“The moment you doubt whether you can fly, you cease for ever to be able to do it.”
― J.M. Barrie, Peter Pan
About the artist...
Sharon Reay has had a connection to clay from a very young age. Raised on a rural farm outside of Nanaimo, B.C, (on Vancouver Island) the youngest of six siblings, by age nine she was digging clay from the creek bed and forming gnomes for her Mother’s garden. The fact that they magically disappeared after the first good rain fall, did nothing to deter her, it only added to the intrigue with which she still views the material.
With parents who placed great value upon the gift of reading (Father’s nightly bedtime stories) and the belief that "busy hands are happy hands" (thus her mother's constant supply of creative materials), she seemed practically destined for some sort of career in the arts.
After majoring in art (including clay) throughout high school and attending the Vancouver School of Art upon graduation, Sharon embarked on a full time career of motherhood – raising 3 children at her home in Burnaby, with her husband Rod.

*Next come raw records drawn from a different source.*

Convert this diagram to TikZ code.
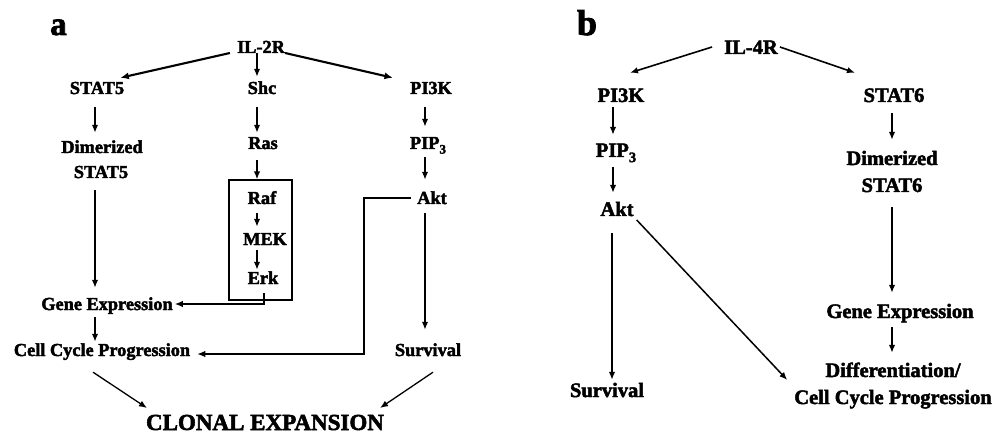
\documentclass[tikz,border=0pt]{standalone}
\usepackage{fontspec}
\setmainfont{Liberation Serif}[BoldFeatures={FakeBold=2.3}]
\usetikzlibrary{arrows.meta,calc}
\begin{document}
\begin{tikzpicture}[x=1pt,y=-1pt,
  la/.style={inner sep=0pt, anchor=base, text height=12pt, text depth=0pt, font=\fontsize{18.3}{22}\selectfont\bfseries},
  lb/.style={inner sep=0pt, anchor=base, text height=13.5pt, text depth=0pt, font=\fontsize{20.5}{24}\selectfont\bfseries},
  arr/.style={line width=1.7pt, -{Latex[length=8pt,width=6.5pt]}},
  darr/.style={line width=2.1pt, -{Latex[length=8.5pt,width=7pt]}},
  tarr/.style={line width=1.3pt, -{Latex[length=8pt,width=6.5pt]}},
  ln/.style={line width=1.2pt}]
\useasboundingbox (0,0) rectangle (997,433);
% panel letters
\node[inner sep=0pt, anchor=base, font=\fontsize{33}{36}\selectfont\bfseries] (lbla) at (58.5,35) {a};
\node[inner sep=0pt, anchor=base, font=\fontsize{36}{40}\selectfont\bfseries] (lblb) at (587,35) {b};
% ---------------- panel a ----------------
\node[la] (il2r) at (261,53) {IL-2R};
\node[la] (stat5) at (97,94) {STAT5};
\node[la] (shc) at (262,94) {Shc};
\node[la] (pi3ka) at (431,94) {PI3K};
\node[la] (dima) at (102,153) {Dimerized};
\node[la] (dimb) at (101,178) {STAT5};
\node[la] (ras) at (263,149) {Ras};
\node[la] (pip3a) at (428,149) {PIP\raisebox{-0.25em}{\fontsize{13}{15}\selectfont 3}};
\node[draw, ln, inner sep=0pt, minimum width=63pt, minimum height=120pt] (box) at (260.5,240) {};
\node[la] (raf) at (262,204) {Raf};
\node[la] (akta) at (432,204) {Akt};
\node[la] (mek) at (265,245) {MEK};
\node[la] (erk) at (263,284) {Erk};
\node[la] (genea) at (107,310) {Gene Expression};
\node[la] (cella) at (102,356) {Cell Cycle Progression};
\node[la] (surva) at (428,356) {Survival};
\node[inner sep=0pt, anchor=base, font=\fontsize{23}{27}\selectfont\bfseries] (clonal) at (265,430) {CLONAL EXPANSION};
\coordinate (ca1) at (95,0);
\coordinate (ca2) at (257,0);
\coordinate (ca3) at (425,0);
\coordinate (loopx) at (364,0);
% IL-2R branches
\draw[darr] ($(il2r.base west)+(-7,0)$) -- ($(stat5.north east)+(-4,-4)$);
\draw[darr] (il2r.base east) -- ($(pi3ka.north west)+(-17,-4)$);
\draw[arr] (il2r.base -| ca2) -- ($(shc.north -| ca2)+(0,-5)$);
% STAT5 column
\draw[arr] ($(stat5.south -| ca1)+(0,13)$) -- ($(dima.north -| ca1)+(0,-8)$);
\draw[arr] ($(dimb.south -| ca1)+(0,12)$) -- ($(genea.north -| ca1)+(0,-10)$);
\draw[arr] ($(genea.south -| ca1)+(0,7)$) -- ($(cella.north -| ca1)+(0,-2)$);
% Shc column
\draw[arr] ($(shc.south -| ca2)+(0,13)$) -- ($(ras.north -| ca2)+(0,-4)$);
\draw[arr] ($(ras.south -| ca2)+(0,11)$) -- (box.north -| ca2);
\draw[arr] ($(raf.south -| ca2)+(0,9)$) -- ($(mek.north -| ca2)+(0,-6)$);
\draw[arr] ($(mek.south -| ca2)+(0,5)$) -- ($(erk.north -| ca2)+(0,-2)$);
\coordinate (erkstart) at ($(erk.south)+(1,9)$);
\draw[tarr] (erkstart) |- ($(genea.east)+(2,0)$);
% PI3K column
\draw[arr] ($(pi3ka.south -| ca3)+(0,13)$) -- ($(pip3a.north -| ca3)+(0,-10)$);
\draw[arr] ($(pip3a.south -| ca3)+(0,8)$) -- ($(akta.north -| ca3)+(0,-12)$);
\draw[arr] ($(akta.south -| ca3)+(0,9)$) -- ($(surva.north -| ca3)+(0,-14)$);
\coordinate (cellend) at ($(cella.base east)+(7,-2)$);
\draw[tarr] ($(akta.west)+(-6,0)$) -| (loopx |- cellend) -- (cellend);
% to clonal expansion
\draw[tarr] ($(cella.south)+(-9,16)$) -- ($(clonal.base)+(-118,-22)$);
\draw[tarr] ($(surva.south)+(5,16)$) -- ($(clonal.base)+(115,-22)$);
% ---------------- panel b ----------------
\node[lb] (il4r) at (751,54) {IL-4R};
\node[lb] (pi3kb) at (621,102) {PI3K};
\node[lb] (stat6) at (894,102) {STAT6};
\node[lb] (pip3b) at (616,157) {PIP\raisebox{-0.25em}{\fontsize{14.5}{16}\selectfont 3}};
\node[lb] (dimc) at (892,165) {Dimerized};
\node[lb] (dimd) at (892,192) {STAT6};
\node[lb] (aktb) at (617,216) {Akt};
\node[lb] (geneb) at (900,318) {Gene Expression};
\node[lb] (diff) at (893,377) {Differentiation/};
\node[lb] (cellb) at (893,404) {Cell Cycle Progression};
\node[lb] (survb) at (607,397) {Survival};
\coordinate (cb1) at (613,0);
\coordinate (cb2) at (892,0);
\draw[tarr, line width=1.6pt] ($(il4r.base west)+(-12,-7)$) -- ($(pi3kb.north)+(9,-15.5)$);
\draw[tarr, line width=1.6pt] ($(il4r.base east)+(2,-7)$) -- ($(stat6.north)+(-39,-15.5)$);
\draw[tarr, line width=1.5pt] ($(pi3kb.south -| cb1)+(0,5)$) -- ($(pip3b.north -| cb1)+(0,-8.5)$);
\draw[tarr, line width=1.5pt] ($(pip3b.south -| cb1)+(0,10)$) -- ($(aktb.north -| cb1)+(0,-9.5)$);
\draw[tarr, line width=1.5pt] ($(aktb.south -| cb1)+(-1,17)$) -- ($(survb.north -| cb1)+(-1,-3.5)$);
\draw[tarr, line width=1.5pt] ($(aktb.base east)+(3,4)$) -- ($(diff.base west)+(-38,3)$);
\draw[tarr, line width=1.5pt] ($(stat6.south -| cb2)+(0,11)$) -- ($(dimc.north -| cb2)+(0,-11.5)$);
\draw[tarr, line width=1.5pt] ($(dimd.south -| cb2)+(0,15)$) -- ($(geneb.north -| cb2)+(0,-11.5)$);
\draw[tarr, line width=1.5pt] ($(geneb.south -| cb2)+(0,9)$) -- ($(diff.north -| cb2)+(0,-10.5)$);
\end{tikzpicture}
\end{document}
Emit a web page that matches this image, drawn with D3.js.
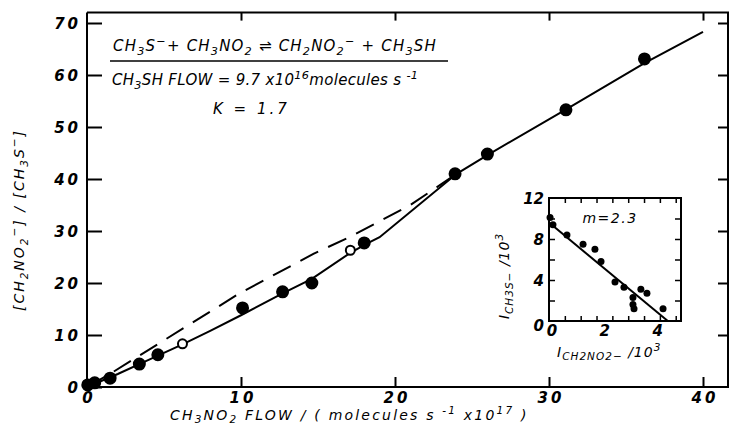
<!DOCTYPE html>
<html>
<head>
<meta charset="utf-8">
<script src="https://cdn.jsdelivr.net/npm/d3@7"></script>
<style>
  body { margin: 0; background: #fff; }
  svg { display: block; }
  text { font-family: "DejaVu Sans", sans-serif; font-style: italic; fill: #000; }
</style>
</head>
<body>
<div id="viz"></div>
<script>
var width = 729;
var height = 428;

// main plot: flow of CH3NO2 vs ion ratio
var flowX = [0.05, 0.5, 1.5, 3.4, 4.6, 6.2, 10.1, 12.7, 14.6, 17.1, 18.0, 23.9, 26.0, 31.1, 36.2];
var ratioY = [0.4, 0.8, 1.7, 4.4, 6.2, 8.3, 15.2, 18.3, 20.0, 26.3, 27.7, 41.0, 44.8, 53.3, 63.1];
var openPt = [0, 0, 0, 0, 0, 1, 0, 0, 0, 1, 0, 0, 0, 0, 0];

// solid (computed) curve
var fitX = [0, 2, 4, 6.2, 8, 10, 12.7, 14.6, 17.1, 18.2, 19, 24, 26, 31, 36.2, 40];
var fitY = [0, 2.5, 5.2, 8.2, 10.8, 13.8, 18.0, 20.8, 25.8, 27.6, 28.8, 41, 44.6, 53.2, 62.3, 68.3];

// dashed curve
var dashX = [0, 1.7, 9.9, 14.7, 17.1, 21, 24];
var dashY = [0, 2.9, 18.0, 25.6, 28.9, 35, 41];

var xTicks = [0, 10, 20, 30, 40];
var yTicks = [0, 10, 20, 30, 40, 50, 60, 70];

// inset
var insX = [0.04, 0.15, 0.68, 1.29, 1.74, 1.97, 2.5, 2.84, 3.18, 3.18, 3.22, 3.48, 3.71, 4.32];
var insY = [10.1, 9.4, 8.4, 7.5, 7.0, 5.8, 3.8, 3.3, 2.3, 1.6, 1.2, 3.1, 2.7, 1.2];
var insLineX = [0, 4.5];
var insLineY = [9.6, 0];
var insXLabels = [0, 2, 4];
var insYLabels = [0, 4, 8, 12];

var svg = d3.select("#viz").append("svg")
    .attr("width", width)
    .attr("height", height);

svg.append("rect").attr("width", width).attr("height", height).attr("fill", "#fff");

var x = d3.scaleLinear().domain([0, 40]).range([87, 703]);
var y = d3.scaleLinear().domain([0, 70]).range([387, 23]);

// write text with sub/superscripts: parts = [[text, "sub"|"sup"|""], ...]
function rich(t, parts, sub) {
  var shift = 0;
  sub = sub || 4;
  parts.forEach(function(p) {
    var target = p[1] === "sub" ? sub : p[1] === "sup" ? -6 : 0;
    var ts = t.append("tspan").attr("dy", target - shift).text(p[0]);
    if (p[1]) ts.style("font-size", "0.75em");
    shift = target;
  });
  return t;
}

// frame
var frame = svg.append("g").attr("stroke", "#000").attr("stroke-width", 2).attr("fill", "none");
frame.append("line").attr("x1", x(0)).attr("x2", x(0)).attr("y1", y(72)).attr("y2", y(0) + 3);
frame.append("line").attr("x1", x(0) - 2).attr("x2", width).attr("y1", y(0)).attr("y2", y(0));
frame.append("line").attr("x1", x(0)).attr("x2", width).attr("y1", y(72)).attr("y2", y(72));
frame.append("line").attr("x1", 728).attr("x2", 728).attr("y1", y(72)).attr("y2", y(0));

// ticks inward
svg.append("g").attr("transform", "translate(" + x(0) + ",0)")
    .call(d3.axisRight(y).tickValues(yTicks).tickSize(15).tickFormat(""))
    .call(function(g) { g.select(".domain").remove(); g.selectAll("line").attr("stroke-width", 2); });
svg.append("g").attr("transform", "translate(728,0)")
    .call(d3.axisLeft(y).tickValues(yTicks.slice(1)).tickSize(10).tickFormat(""))
    .call(function(g) { g.select(".domain").remove(); g.selectAll("line").attr("stroke-width", 2); });
svg.append("g").attr("transform", "translate(0," + y(0) + ")")
    .call(d3.axisTop(x).tickValues(xTicks.slice(1)).tickSize(10).tickFormat(""))
    .call(function(g) { g.select(".domain").remove(); g.selectAll("line").attr("stroke-width", 2); });
svg.append("g").attr("transform", "translate(0," + y(72) + ")")
    .call(d3.axisBottom(x).tickValues(xTicks.slice(1)).tickSize(8).tickFormat(""))
    .call(function(g) { g.select(".domain").remove(); g.selectAll("line").attr("stroke-width", 2); });

// tick labels
svg.append("g").selectAll("text").data(yTicks).join("text")
    .attr("x", x(0) - 6).attr("y", function(d) { return y(d) + 6; })
    .attr("text-anchor", "end").style("font-size", "15px").style("font-weight", "bold")
    .style("letter-spacing", "3px")
    .text(function(d) { return d; });
svg.append("g").selectAll("text").data(xTicks).join("text")
    .attr("x", function(d) { return x(d) + 2; }).attr("y", y(0) + 16)
    .attr("text-anchor", "middle").style("font-size", "15px").style("font-weight", "bold")
    .style("letter-spacing", "3px")
    .text(function(d) { return d; });

// axis titles
rich(svg.append("text").attr("x", 170).attr("y", 420).style("font-size", "14px").style("letter-spacing", "2.2px"),
  [["CH", ""], ["3", "sub"], ["NO", ""], ["2", "sub"], [" FLOW / ( molecules s     ", ""], ["-1", "sup"], [" x10", ""], ["17", "sup"], [" )", ""]], 3);

rich(svg.append("text").attr("transform", "translate(24,220) rotate(-90)")
    .attr("text-anchor", "middle").style("font-size", "14px").style("letter-spacing", "2px"),
  [["[CH", ""], ["2", "sub"], ["NO", ""], ["2", "sub"], ["−", "sup"], ["] / [CH", ""], ["3", "sub"], ["S", ""], ["−", "sup"], ["]", ""]]);

// curves
var line = d3.line().x(function(d) { return x(d[0]); }).y(function(d) { return y(d[1]); });
svg.append("path").datum(d3.zip(dashX, dashY)).attr("d", line)
    .attr("fill", "none").attr("stroke", "#000").attr("stroke-width", 2)
    .attr("stroke-dasharray", "20,11");
svg.append("path").datum(d3.zip(fitX, fitY)).attr("d", line)
    .attr("fill", "none").attr("stroke", "#000").attr("stroke-width", 2);

// points
svg.append("g").selectAll("circle").data(d3.zip(flowX, ratioY, openPt)).join("circle")
    .attr("cx", function(d) { return x(d[0]); })
    .attr("cy", function(d) { return y(d[1]); })
    .attr("r", function(d) { return d[2] ? 4.5 : 5.5; })
    .attr("fill", function(d) { return d[2] ? "#fff" : "#000"; })
    .attr("stroke", "#000").attr("stroke-width", 2);

// annotation
rich(svg.append("text").attr("x", 113).attr("y", 51).style("font-size", "15px").style("letter-spacing", "1.2px"),
  [["CH", ""], ["3", "sub"], ["S", ""], ["−", "sup"], ["+ CH", ""], ["3", "sub"], ["NO", ""], ["2", "sub"],
   [" ⇌ CH", ""], ["2", "sub"], ["NO", ""], ["2", "sub"], ["−", "sup"], [" + CH", ""], ["3", "sub"], ["SH", ""]]);
svg.append("line").attr("x1", 110).attr("x2", 448).attr("y1", 61).attr("y2", 61)
    .attr("stroke", "#000").attr("stroke-width", 1.5);
rich(svg.append("text").attr("x", 112).attr("y", 85).style("font-size", "15px").style("letter-spacing", "0.3px"),
  [["CH", ""], ["3", "sub"], ["SH  FLOW = 9.7 x10", ""], ["16", "sup"], ["molecules s  ", ""], ["-1", "sup"]]);
svg.append("text").attr("x", 213).attr("y", 114).style("font-size", "15px").style("letter-spacing", "3px")
    .text("K = 1.7");

// inset
var ix = d3.scaleLinear().domain([0, 5]).range([549, 681]);
var iy = d3.scaleLinear().domain([0, 12]).range([321, 198]);
var inset = svg.append("g");
inset.append("rect").attr("x", ix(0)).attr("y", iy(12)).attr("width", ix(5) - ix(0)).attr("height", iy(0) - iy(12))
    .attr("fill", "#fff").attr("stroke", "#000").attr("stroke-width", 2);
var ixt = d3.range(0.6, 5, 0.6);
var iyt = [2, 4, 6, 8, 10];
inset.append("g").attr("transform", "translate(" + ix(0) + ",0)")
    .call(d3.axisRight(iy).tickValues(iyt).tickSize(6).tickFormat(""));
inset.append("g").attr("transform", "translate(" + ix(5) + ",0)")
    .call(d3.axisLeft(iy).tickValues(iyt).tickSize(6).tickFormat(""));
inset.append("g").attr("transform", "translate(0," + iy(0) + ")")
    .call(d3.axisTop(ix).tickValues(ixt).tickSize(5).tickFormat(""));
inset.append("g").attr("transform", "translate(0," + iy(12) + ")")
    .call(d3.axisBottom(ix).tickValues(ixt).tickSize(5).tickFormat(""));
inset.selectAll(".domain").remove();
inset.selectAll(".tick line").attr("stroke-width", 1.5);

inset.append("g").selectAll("text").data(insYLabels).join("text")
    .attr("x", ix(0) - 5).attr("y", function(d) { return d === 0 ? iy(d) + 10 : iy(d) + 6; })
    .attr("text-anchor", "end").style("font-size", "15px").style("font-weight", "bold")
    .text(function(d) { return d; });
inset.append("g").selectAll("text").data(insXLabels).join("text")
    .attr("x", function(d) { return ix(d) + 3; }).attr("y", iy(0) + 15)
    .attr("text-anchor", "middle").style("font-size", "15px").style("font-weight", "bold")
    .text(function(d) { return d; });

inset.append("path").datum(d3.zip(insLineX, insLineY))
    .attr("d", d3.line().x(function(d) { return ix(d[0]); }).y(function(d) { return iy(d[1]); }))
    .attr("fill", "none").attr("stroke", "#000").attr("stroke-width", 2);
inset.append("g").selectAll("circle").data(d3.zip(insX, insY)).join("circle")
    .attr("cx", function(d) { return ix(d[0]); })
    .attr("cy", function(d) { return iy(d[1]); })
    .attr("r", 3.5).attr("fill", "#000");

inset.append("text").attr("x", 610).attr("y", 223).attr("text-anchor", "middle")
    .style("font-size", "14px").style("letter-spacing", "1.5px").text("m=2.3");
rich(inset.append("text").attr("x", 557).attr("y", 357).style("font-size", "14px").style("letter-spacing", "1px"),
  [["I", ""], ["CH", "sub"], ["2", "sub"], ["NO", "sub"], ["2", "sub"], ["−", "sub"], [" /10", ""], ["3", "sup"]], 3);
rich(inset.append("text").attr("transform", "translate(509,276) rotate(-90)")
    .attr("text-anchor", "middle").style("font-size", "14px").style("letter-spacing", "1px"),
  [["I", ""], ["CH", "sub"], ["3", "sub"], ["S", "sub"], ["−", "sub"], [" /10", ""], ["3", "sup"]]);
</script>
</body>
</html>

It was during her second pregnancy that clay re-entered her life. During a family visit in Nanaimo, she was dragged along to her sister’s pottery class. By the end of the evening, several of those characters which had lain dormant in her head for decades (images planted there by her father’s nightly tales of dragons and fairies) had suddenly come to life in clay. And she was hooked.
What followed were ceramic classes at the Burnaby Arts Centre, beginning with the amazing Gail Carney, membership in the Burnaby Potters Guild and, subsequently, the building of her own studio. She spent the next decade creating work for sale in shops and galleries in the lower mainland, Washington State and the interior of BC. – the most notable of which was The Queensdale Gallery in North Vancouver, run by Muriel Olsen.
In 1989, Sharon was hired to teach classes in the community and at the BAC (which expanded to become the Shadbolt Centre for the Arts in 1995). She instructed students from preschool through to adult until 1990, when she moved to the administrative side, as an assistant to the Adult Programmer. Somehow, for the next million years, she ended up as the ‘Adult Programmer’, followed by ‘Adult Visual/Ceramic Arts Programmer’ and finally the ‘Ceramic Arts Programmer’ for all ages. And throughout all this she has maintained her studio and managed to continue, stubbornly, to create.
Due to the fabulous staff she works with, the incredible Shadbolt instructors and the numerous local, national and international artists who have graced the studios at the Shadbolt Centre for the past 25+ years, Sharon has had the benefit of meeting and learning from some of the world’s top ceramic artists. For this she remains eternally grateful.
Sharon retired in 2017, in order to pursue her passion for clay. She was subsequently given the amazing opportunity of being the Ceramic Artist in Residence at Vancouver's Museum of Anthropology in 2019, which resulted in the Museum's purchase of two of the pieces which she created during her time there, which are now installed in the Koerner Collection, alongside the works which inspired them.
Now, with long-anticipated renovations to her studio complete, she is once again up to her elbows in clay and couldn't be happier.